SIOUX FALLS, S.D. (KSFY) - The National Highway Safety Administration and ford are investigating high levels of carbon monoxide found in Ford Explorers after receiving 2,700 complaints of exposure to the gas nationwide.
“From what I understand these officers were tested, and they had double and triple the amount of carbon monoxide in their system they're supposed to have,” Ken Casaday with the Austin Police Association said.
The Austin, Texas police department has removed all Ford Explorers from its fleet after 62 workers reported carbon monoxide exposure over the past five months.
Ford says the vehicles used by law enforcement are actually called Police Intercept Utility vehiciles.
"There is a distinct difference between the Explorer and Police Intercept Utility. The Police Interceptor is purpose built for law enforcement needs, while the Ford Explorer is built for retail consumers. Drivers of Ford Explorers have no reason to be concerned," Ford released in a statement.
The SUV’s are still being used by many South Dakota law enforcement agencies.
The South Dakota Highway Patrol has about 80 of these vehicles in its fleet. The Sioux Falls Police Department has more than 60; both agencies are now taking precautions to make sure their officers are safe.
“I think the initial reaction was concern, we weren’t really sure if there was a problem or not, we hadn’t experienced anything like that in Sioux Falls, but as a precautionary measure we ended up installing carbon monoxide detectors in all of the cars,” Sioux Falls Police officer Sam Clemens said.
The South Dakota Highway Patrol also installed carbon monoxide detectors in all Police Interceptor Utility vehicles and made sure everyone was aware of the potential problem.
“They've also talked to police and sheriff's associations across the state as well so they know about it too,” South Dakota Highway Patrol Public Information Officer Tony Mangan said.
Both agencies say vehicle safety is a top priority for law enforcement.
“This is their work station, they spend all day here, so you've got officers that are in their car eight hours a day,” Clemens said.
“This is an important part of their job, so we want to make sure those vehicles are safe,” Mangan said.
Both the Sioux Falls Police Department and the South Dakota Highway Patrol have not noticed any major issues with carbon monoxide.

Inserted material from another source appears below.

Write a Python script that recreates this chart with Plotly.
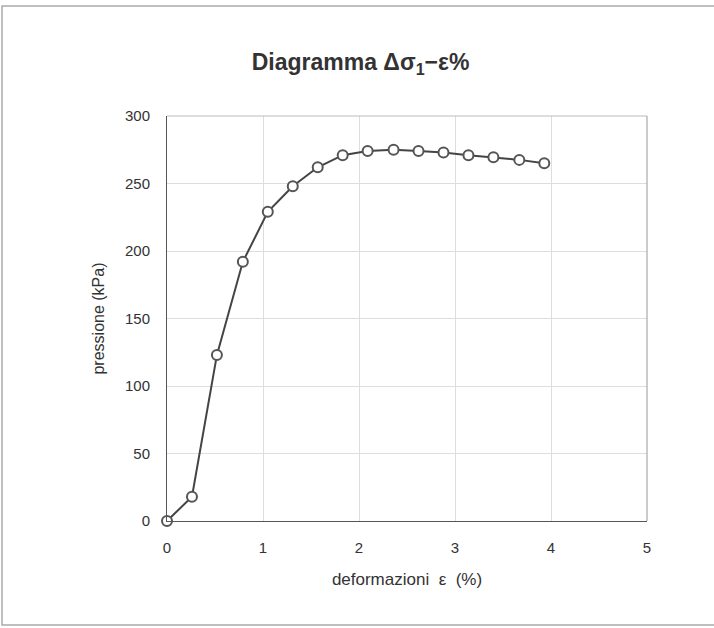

“We had three vehicles that had a carbon monoxide activation. The carbon monoxide detector said there was some issue, we weren't really sure why that happened,” Clemens said. “That's probably one of the big questions, but we worked with Ford and took those three in and had them resealed again and after they were resealed we didn't have any issues.”
Last week Ford announced it “will cover costs of specific repairs in every police interceptor utility that may have carbon monoxide concerns.” The company is also working to identify what may be causing the problem.
Clemens said while every department receives the same basic explorer shell from Ford, each department installs its own unique equipment. From the light bar, the back seat, the cage, electronics and more, every department is going to have a custom set up in its vehicles.